Parsley soup, by Tom Kerridge

16 May 2012
Parsley soup, by Tom Kerridge

(Serves four)
150g curly parsley leaves
300g parsley stalks, tied in a bundle
2 onions sliced
1 potato, peeled and cut into 8 pieces
½ head of celery, sliced
100g butter
Salt to taste

In boiling salted water, blanch the parsley leaves until soft and refresh into iced water. Squeeze out any excess water from the parsley and run a knife through it. Keep it to one side.

In a pan, sweat down the celery, one of the onions and the potato with the butter.

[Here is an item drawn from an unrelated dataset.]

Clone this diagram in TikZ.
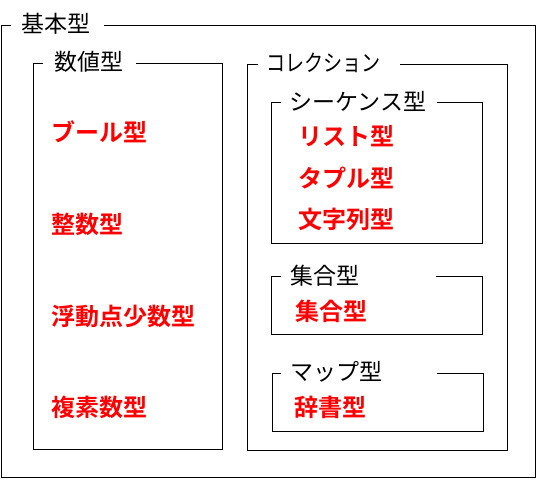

Cover the celery, onion and potato with 3 pints of water and bring to the boil. When the potato is soft add the bundle of parsley stalks and take off the heat. Leave to infuse like a cup of tea for about 10 minutes.

Season with salt. Take out the stalks. In a blender put half the blanched parsley and then ladle some of the parsley tea with some of the cooked vegetables and blend till smooth. Season and pass through a sieve on to frozen freezer blocks. Repeat the process with the other half of the parsley. Chill until needed.

Parsley soup garnish
4 cloves of garlic, peeled
100ml pickle mix (75ml vinegar, 50g sugar and 1tsp pickle spice)
1 orange
200g smoked eel, diced
200g smoked bacon, diced
100g broad beans
Borage cress to garnish
50g picked parsley
100ml olive oil
Brown bread croutons

Bring a small pan of water to the boil. Drop in the garlic cloves and count to 10. Repeat this process 2 more times. When the garlic is still hot, place it into the pickle mix - this will allow it to take on more flavour.

Peel the orange, keeping some pith on and dice into 5mm cubes. Cover with a little olive oil and slowly bring to 80°C in a pan. Once it reaches 80°C, remove from the heat, clingfilm and leave to cool.

Place the picked parsley in a blender. Bring the olive oil up to 150°C and pour onto the parsley. Blend and pass through a muslin cloth. Keep to one side. Blanch and pod the broad beans. Fry the bacon and then place in bowls with the broad beans, smoked eel, sliced pickled garlic and some confit orange. Pour in hot soup - don't boil it as it will go brown. Garnish with parsley oil, croutons and borage cress.